Me entero, por las curiosidades del Google, de la historia
de Ignaz Semmelweis, que viene muy a cuento en estos trances de gérmenes aciagos.
El doctor húngaro del XIX merece nuestra memoria no solo por descubrir la importancia
de que los médicos se lavaran las manos, cuando aún no se sabía nada de agentes
microbianos, sino por ser un ejemplo de lucha empecinada y naufragio contra la
cerrilidad mental.
A veces, el mérito más grande es mantener
limpios los lentes del sentido común.

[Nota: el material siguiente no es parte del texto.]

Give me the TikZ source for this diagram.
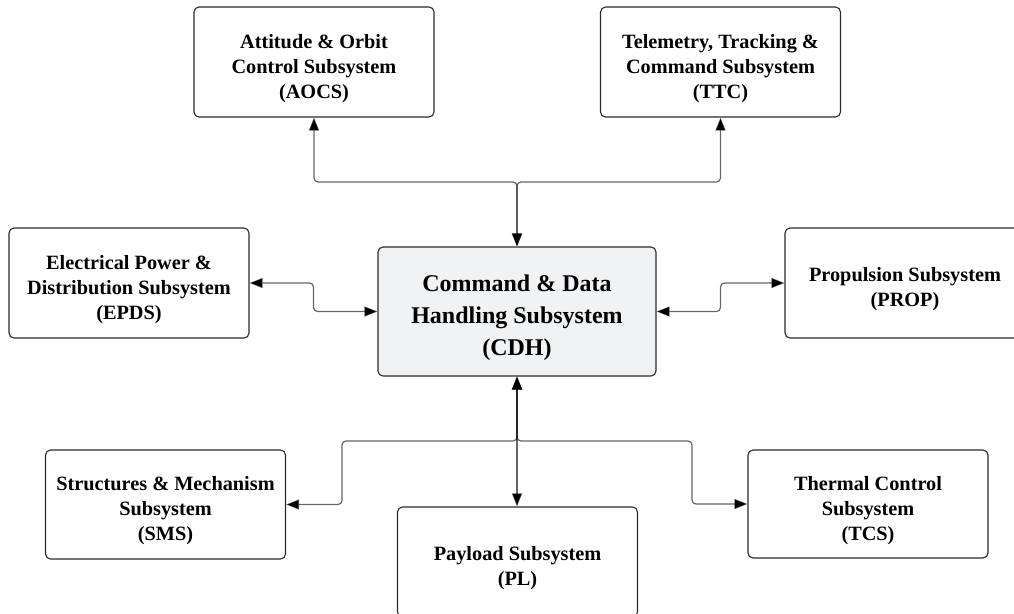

Semmelweis se dio cuenta de que morían
más parturientas cuando se las atendía después de practicar una autopsia.
Dedujo la transmisión de «partículas cadavéricas» a través de las manos de los
médicos. Se hicieron pruebas de lavado estricto de manos y… voilà, la mortalidad cayó en picado.
Pero a los doctores no les
hizo gracia que se les implicara en la muerte de sus pacientes, y Pasteur aún
no había demostrado que son los gérmenes los invisibles transmisores de enfermedades.
Así que condenaron al ostracismo a Semmelweis, y como este siguió en sus trece lo
internaron en un asilo para enfermos mentales, donde murió con solo 47 años por
las heridas de una paliza que le propinaron sus vigilantes. Triste final para
quien debería haber sido honrado como un genio. Cada tiempo tiene sus crucificados.